Professor Mahinda Siriwardana (seated) and Dr Xianming Meng.

The Australian Research Council (ARC) is funding researchers at the University of New England to investigate how energy producers and consumers are adapting to the carbon tax.

The $500,000 research grant to UNE follows the University’s successful completion earlier this year of an ARC-funded project that modelled the impact of the carbon tax – predicting a significant reduction in carbon emissions accompanied by only a small reduction in gross domestic product.

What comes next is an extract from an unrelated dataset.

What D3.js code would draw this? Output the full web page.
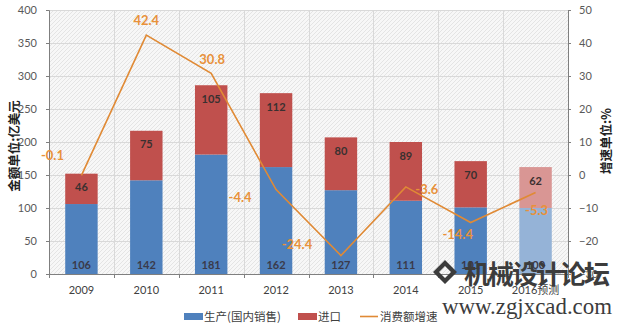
<!DOCTYPE html>
<html><head><meta charset="utf-8">
<script src="https://cdn.jsdelivr.net/npm/d3@7"></script>
<style>body{margin:0;background:#fff}</style>
</head><body><svg id="c" width="619" height="328"></svg>
<script>
const categories = ["2009","2010","2011","2012","2013","2014","2015","2016预测"];
const production = [106,142,181,162,127,111,101,100];
const imports = [46,75,105,112,80,89,70,62];
const growth = [-0.1,42.4,30.8,-4.4,-24.4,-3.6,-14.4,-5.3];
const leftTicks = [0,50,100,150,200,250,300,350,400];
const rightTicks = [-30,-20,-10,0,10,20,30,40,50];
const seriesNames = ["生产(国内销售)","进口","消费额增速"];
const leftTitle = "金额单位:亿美元";
const rightTitle = "增速单位:%";
const forecastIndex = 7;
// label offsets for growth labels (layout only)
const growthLabelOffsets = [[-29,-20],[0,-15],[1,-14],[-36,7],[-44,-12],[21,2],[-13,11],[1,18]];

const W = 619, H = 328;
const m = {l:49, r:51, t:10, b:54};
const svg = d3.select("#c");
const num = "Lato, 'Liberation Sans', sans-serif";
const cjk = "'Noto Sans CJK SC', sans-serif";

const x = d3.scaleBand().domain(categories).range([m.l, W-m.r]).paddingInner(0.5).paddingOuter(0.25);
const yL = d3.scaleLinear().domain([0,400]).range([H-m.b, m.t]);
const yR = d3.scaleLinear().domain([-30,50]).range([H-m.b, m.t]);
const bandFull = (W-m.l-m.r)/categories.length;

// hatch background
const defs = svg.append("defs");
const pat = defs.append("pattern").attr("id","hatch").attr("patternUnits","userSpaceOnUse").attr("width",4).attr("height",4);
pat.append("rect").attr("width",4).attr("height",4).attr("fill","#f7f7f7");
pat.append("path").attr("d","M-1,1 l2,-2 M0,4 l4,-4 M3,5 l2,-2").attr("stroke","#e4e4e4").attr("stroke-width",1);
svg.append("rect").attr("x",m.l).attr("y",m.t).attr("width",W-m.l-m.r).attr("height",H-m.t-m.b).attr("fill","url(#hatch)");

// grid
svg.append("g").selectAll("line").data(leftTicks.filter(d=>d>0)).join("line")
  .attr("x1",m.l).attr("x2",W-m.r).attr("y1",d=>Math.round(yL(d))+0.5).attr("y2",d=>Math.round(yL(d))+0.5)
  .attr("stroke","#d9d9d9");
svg.append("g").selectAll("line").data(d3.range(1,categories.length)).join("line")
  .attr("x1",i=>Math.round(m.l+i*bandFull)+0.5).attr("x2",i=>Math.round(m.l+i*bandFull)+0.5)
  .attr("y1",m.t).attr("y2",H-m.b).attr("stroke","#d9d9d9");

// bars
const stackData = categories.map((c,i)=>({cat:c, prod:production[i], imp:imports[i], i}));
const bars = svg.append("g");
bars.selectAll("rect.p").data(stackData).join("rect").attr("class","p")
  .attr("x",d=>x(d.cat)).attr("width",x.bandwidth())
  .attr("y",d=>yL(d.prod)).attr("height",d=>yL(0)-yL(d.prod))
  .attr("fill",d=>d.i===forecastIndex?"#95b3d7":"#4f81bd");
bars.selectAll("rect.m").data(stackData).join("rect").attr("class","m")
  .attr("x",d=>x(d.cat)).attr("width",x.bandwidth())
  .attr("y",d=>yL(d.prod+d.imp)).attr("height",d=>yL(d.prod)-yL(d.prod+d.imp))
  .attr("fill",d=>d.i===forecastIndex?"#d99694":"#c0504d");
bars.selectAll("text.p").data(stackData).join("text").attr("class","p")
  .attr("x",d=>x(d.cat)+x.bandwidth()/2).attr("y",d=>yL(0)-10)
  .attr("text-anchor","middle").attr("dominant-baseline","central")
  .attr("font-family",num).attr("font-weight","bold").attr("font-size",11).attr("fill","#3a3a4a")
  .text(d=>d.prod);
bars.selectAll("text.m").data(stackData).join("text").attr("class","m")
  .attr("x",d=>x(d.cat)+x.bandwidth()/2).attr("y",d=>yL(d.prod+d.imp)+13)
  .attr("text-anchor","middle").attr("dominant-baseline","central")
  .attr("font-family",num).attr("font-weight","bold").attr("font-size",11).attr("fill","#3a3030")
  .text(d=>d.imp);

// axes
const axCol = "#595959";
const gL = svg.append("g").attr("transform",`translate(${m.l},0)`)
  .call(d3.axisLeft(yL).tickValues(leftTicks).tickSize(3).tickPadding(9));
const gR = svg.append("g").attr("transform",`translate(${W-m.r},0)`)
  .call(d3.axisRight(yR).tickValues(rightTicks).tickSize(3).tickPadding(8));
[gL,gR].forEach(g=>{
  g.select(".domain").attr("stroke","#7f7f7f");
  g.selectAll(".tick line").attr("stroke","#7f7f7f");
  g.selectAll(".tick text").attr("font-family",num).attr("font-size",11).attr("fill",axCol);
});
const gB = svg.append("g").attr("transform",`translate(0,${H-m.b})`)
  .call(d3.axisBottom(x).tickSize(0).tickPadding(12));
gB.select(".domain").attr("stroke","#7f7f7f");
gB.selectAll(".tick text").attr("font-family",num+","+cjk).attr("font-size",11).attr("fill","#404040");
gB.selectAll("line.sep").data(d3.range(0,categories.length+1)).join("line").attr("class","sep")
  .attr("x1",i=>Math.round(m.l+i*bandFull)+0.5).attr("x2",i=>Math.round(m.l+i*bandFull)+0.5)
  .attr("y1",0).attr("y2",4).attr("stroke","#7f7f7f");

// line
const lineCol = "#e08a35";
const pts = categories.map((c,i)=>[x(c)+x.bandwidth()/2, yR(growth[i])]);
svg.append("path").datum(pts).attr("d",d3.line()).attr("fill","none")
  .attr("stroke",lineCol).attr("stroke-width",1.6);
svg.append("g").selectAll("text").data(growth).join("text")
  .attr("x",(d,i)=>pts[i][0]+growthLabelOffsets[i][0]).attr("y",(d,i)=>pts[i][1]+growthLabelOffsets[i][1])
  .attr("text-anchor","middle").attr("dominant-baseline","central")
  .attr("font-family",num).attr("font-weight","bold").attr("font-size",13).attr("fill","#e8913a")
  .text(d=>d);

// axis titles
svg.append("text").attr("transform",`translate(13,${(m.t+H-m.b)/2+4}) rotate(-90)`)
  .attr("text-anchor","middle").attr("dominant-baseline","central")
  .attr("font-family",cjk).attr("font-weight","bold").attr("font-size",12.5).attr("fill","#222")
  .text(leftTitle);
svg.append("text").attr("transform",`translate(605,${(m.t+H-m.b)/2-1}) rotate(-90)`)
  .attr("text-anchor","middle").attr("dominant-baseline","central")
  .attr("font-family",cjk).attr("font-weight","bold").attr("font-size",12.5).attr("fill","#222")
  .text(rightTitle);

// legend
const lg = svg.append("g").attr("font-family",cjk).attr("font-size",11.5).attr("fill","#404040");
const ly = 316;
lg.append("rect").attr("x",184).attr("y",ly-3).attr("width",19).attr("height",7).attr("fill","#4f81bd");
lg.append("text").attr("x",204).attr("y",ly).attr("dominant-baseline","central").text(seriesNames[0]);
lg.append("rect").attr("x",298).attr("y",ly-3).attr("width",19).attr("height",7).attr("fill","#c0504d");
lg.append("text").attr("x",318).attr("y",ly).attr("dominant-baseline","central").text(seriesNames[1]);
lg.append("line").attr("x1",360).attr("x2",378).attr("y1",ly+0.5).attr("y2",ly+0.5).attr("stroke",lineCol).attr("stroke-width",1.6);
lg.append("text").attr("x",380).attr("y",ly).attr("dominant-baseline","central").text(seriesNames[2]);

// watermark (overlay in the reference image)
const wm = svg.append("g").attr("fill","#3c3c3c");
wm.append("path").attr("d","M445,260 l12,12 l-12,12 l-12,-12 Z M445,266 l6,6 l-6,6 l-6,-6 Z").attr("fill-rule","evenodd");
wm.append("text").attr("x",464).attr("y",284).attr("font-family",cjk).attr("font-size",26)
  .attr("textLength",146).attr("font-weight","bold").text("机械设计论坛");
wm.append("text").attr("x",442).attr("y",314).attr("font-family","'Liberation Serif', serif").attr("font-size",24)
  .attr("textLength",170).attr("lengthAdjust","spacingAndGlyphs").text("www.zgjxcad.com");
</script></body></html>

Professor Mahinda Siriwardana, the economist from the UNE Business School who led the earlier project, is now leading its successor, which has just begun. UNE’s industry partner in the Australian Research Council Linkage Grant is the major energy company AGL Energy Limited.

Professor Siriwardana is an authority on the sophisticated "computable general equilibrium" method of predictive modelling that was so effective in the previous project. Using data from AGL, and from surveys of households in rural and regional Australia, he intends to use a similar approach in modelling the relevant behaviour of energy producers and consumers now that the tax has been introduced.

"The most probable outcome is that energy producers will continue to move away from carbon-based energy sources and towards low-emission sources of energy such as wind farms and solar panels," Professor Siriwardana said.

"Nobody’s sure at the moment about the costs and benefits of such a move, as the establishment of wind farms and solar panels is capital-intensive. But if they don’t respond to the carbon tax in that way, the emission levels will not decline, and a higher burden will be placed on consumers to modify their energy use in response to higher prices.

"Using AGL as an example, and monitoring adjustments to its energy production and distribution strategies, we’ll be able to model the effects of changing energy sources on the profitability of such companies as they respond to the carbon tax.

"AGL is already Australia’s largest owner and operator of renewable energy assets, including wind farms and solar power, and it’s very interested in the development of our model, which will produce both short-term and long-term predictions.

"We also want to study the impact of the carbon tax in relation to income distribution...and develop models of compensation for low-income households."

Professor Siriwardana’s five fellow-researchers on the project include Dr Judith McNeill, Dr Ian Reeve and Dr Xianming Meng from UNE’s Institute for Rural Futures and two researchers – Professor Paul Simshauser and Tim Nelson – from AGL.